(Task requirements)
Your answer should be a single number: the count of lines in the material below that hold "code".

(Data extract)

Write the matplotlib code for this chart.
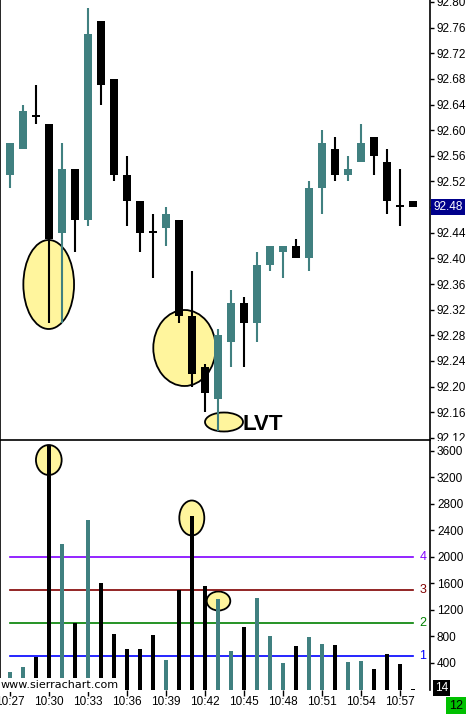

...

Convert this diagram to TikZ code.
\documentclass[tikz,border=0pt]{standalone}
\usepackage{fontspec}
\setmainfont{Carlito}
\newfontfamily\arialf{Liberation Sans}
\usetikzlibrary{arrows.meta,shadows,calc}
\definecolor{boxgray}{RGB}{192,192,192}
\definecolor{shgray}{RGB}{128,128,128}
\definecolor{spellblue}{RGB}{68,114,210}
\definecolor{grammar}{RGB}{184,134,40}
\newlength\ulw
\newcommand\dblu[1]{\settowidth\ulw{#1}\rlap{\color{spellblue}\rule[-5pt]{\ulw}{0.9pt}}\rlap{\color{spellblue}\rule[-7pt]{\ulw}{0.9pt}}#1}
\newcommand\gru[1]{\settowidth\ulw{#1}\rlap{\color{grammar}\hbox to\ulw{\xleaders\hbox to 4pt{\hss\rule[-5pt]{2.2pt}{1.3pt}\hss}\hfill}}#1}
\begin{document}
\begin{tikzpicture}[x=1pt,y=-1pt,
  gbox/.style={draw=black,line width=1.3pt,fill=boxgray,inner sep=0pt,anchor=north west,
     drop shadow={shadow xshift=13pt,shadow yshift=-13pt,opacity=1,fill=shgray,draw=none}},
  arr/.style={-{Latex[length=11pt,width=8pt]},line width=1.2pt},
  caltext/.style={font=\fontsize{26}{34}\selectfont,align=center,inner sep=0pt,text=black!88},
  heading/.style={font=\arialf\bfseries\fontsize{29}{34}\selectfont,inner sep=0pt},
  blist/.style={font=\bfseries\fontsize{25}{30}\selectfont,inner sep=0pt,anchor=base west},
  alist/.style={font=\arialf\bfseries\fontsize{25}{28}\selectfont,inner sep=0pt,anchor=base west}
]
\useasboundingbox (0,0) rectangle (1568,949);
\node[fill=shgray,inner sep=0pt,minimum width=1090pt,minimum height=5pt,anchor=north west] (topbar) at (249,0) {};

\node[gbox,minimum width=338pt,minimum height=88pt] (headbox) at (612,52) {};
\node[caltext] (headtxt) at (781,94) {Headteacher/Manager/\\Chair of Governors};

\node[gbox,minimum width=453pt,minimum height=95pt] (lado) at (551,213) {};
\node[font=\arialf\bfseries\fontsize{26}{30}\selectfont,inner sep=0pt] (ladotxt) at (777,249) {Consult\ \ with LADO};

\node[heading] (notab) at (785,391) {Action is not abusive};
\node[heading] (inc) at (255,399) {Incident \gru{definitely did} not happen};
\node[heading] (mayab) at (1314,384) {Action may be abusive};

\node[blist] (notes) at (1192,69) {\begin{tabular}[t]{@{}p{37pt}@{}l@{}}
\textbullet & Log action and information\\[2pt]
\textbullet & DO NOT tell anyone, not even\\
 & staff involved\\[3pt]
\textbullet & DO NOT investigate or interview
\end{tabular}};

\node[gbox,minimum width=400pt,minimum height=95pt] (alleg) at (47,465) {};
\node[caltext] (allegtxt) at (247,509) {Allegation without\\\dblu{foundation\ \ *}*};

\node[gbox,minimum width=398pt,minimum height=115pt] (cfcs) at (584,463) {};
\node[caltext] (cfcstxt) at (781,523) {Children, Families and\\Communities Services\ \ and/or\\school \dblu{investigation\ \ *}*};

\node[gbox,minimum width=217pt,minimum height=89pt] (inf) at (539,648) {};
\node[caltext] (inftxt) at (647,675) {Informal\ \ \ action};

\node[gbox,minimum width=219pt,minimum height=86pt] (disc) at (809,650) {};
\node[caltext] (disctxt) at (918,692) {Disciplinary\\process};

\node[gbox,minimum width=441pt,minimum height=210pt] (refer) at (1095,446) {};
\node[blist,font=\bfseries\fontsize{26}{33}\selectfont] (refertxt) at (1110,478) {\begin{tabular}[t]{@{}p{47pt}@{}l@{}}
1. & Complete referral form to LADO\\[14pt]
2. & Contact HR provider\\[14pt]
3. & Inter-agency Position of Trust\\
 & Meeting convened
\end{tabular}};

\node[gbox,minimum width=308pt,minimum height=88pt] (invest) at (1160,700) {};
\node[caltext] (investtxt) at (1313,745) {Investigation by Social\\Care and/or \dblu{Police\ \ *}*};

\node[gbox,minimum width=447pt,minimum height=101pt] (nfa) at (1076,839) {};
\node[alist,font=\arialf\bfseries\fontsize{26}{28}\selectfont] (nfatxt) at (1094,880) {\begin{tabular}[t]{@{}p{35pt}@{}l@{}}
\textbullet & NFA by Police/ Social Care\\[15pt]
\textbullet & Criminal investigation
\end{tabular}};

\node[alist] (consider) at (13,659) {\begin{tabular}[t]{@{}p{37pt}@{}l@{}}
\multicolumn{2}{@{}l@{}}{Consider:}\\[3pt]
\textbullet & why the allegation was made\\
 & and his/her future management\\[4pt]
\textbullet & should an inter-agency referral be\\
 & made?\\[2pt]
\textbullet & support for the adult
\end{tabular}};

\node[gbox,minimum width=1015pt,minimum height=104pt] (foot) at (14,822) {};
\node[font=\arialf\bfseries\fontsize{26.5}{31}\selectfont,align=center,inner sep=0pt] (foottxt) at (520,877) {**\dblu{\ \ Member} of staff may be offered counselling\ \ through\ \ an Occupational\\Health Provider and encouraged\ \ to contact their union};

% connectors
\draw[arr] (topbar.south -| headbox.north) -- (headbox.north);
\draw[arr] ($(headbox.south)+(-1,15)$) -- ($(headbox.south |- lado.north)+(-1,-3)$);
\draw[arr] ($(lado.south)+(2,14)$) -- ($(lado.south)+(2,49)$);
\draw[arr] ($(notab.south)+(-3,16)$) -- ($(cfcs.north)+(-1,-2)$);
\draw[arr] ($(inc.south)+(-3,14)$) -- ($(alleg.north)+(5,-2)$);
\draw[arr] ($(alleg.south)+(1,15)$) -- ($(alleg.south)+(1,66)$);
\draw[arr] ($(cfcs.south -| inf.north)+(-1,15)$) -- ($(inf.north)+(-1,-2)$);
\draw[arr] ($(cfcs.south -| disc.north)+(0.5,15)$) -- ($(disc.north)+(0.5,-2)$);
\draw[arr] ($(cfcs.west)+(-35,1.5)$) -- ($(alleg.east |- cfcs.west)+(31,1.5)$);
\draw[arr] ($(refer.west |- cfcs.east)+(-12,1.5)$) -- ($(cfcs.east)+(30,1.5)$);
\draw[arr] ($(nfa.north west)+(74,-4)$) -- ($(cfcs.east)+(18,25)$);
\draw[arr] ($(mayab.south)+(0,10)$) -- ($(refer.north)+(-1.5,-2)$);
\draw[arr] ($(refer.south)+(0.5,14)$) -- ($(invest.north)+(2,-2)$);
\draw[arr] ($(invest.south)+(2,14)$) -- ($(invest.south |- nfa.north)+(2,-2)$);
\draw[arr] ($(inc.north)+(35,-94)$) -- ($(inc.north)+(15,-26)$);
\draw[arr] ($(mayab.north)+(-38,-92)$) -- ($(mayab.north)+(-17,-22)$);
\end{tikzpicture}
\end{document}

(Response below)
2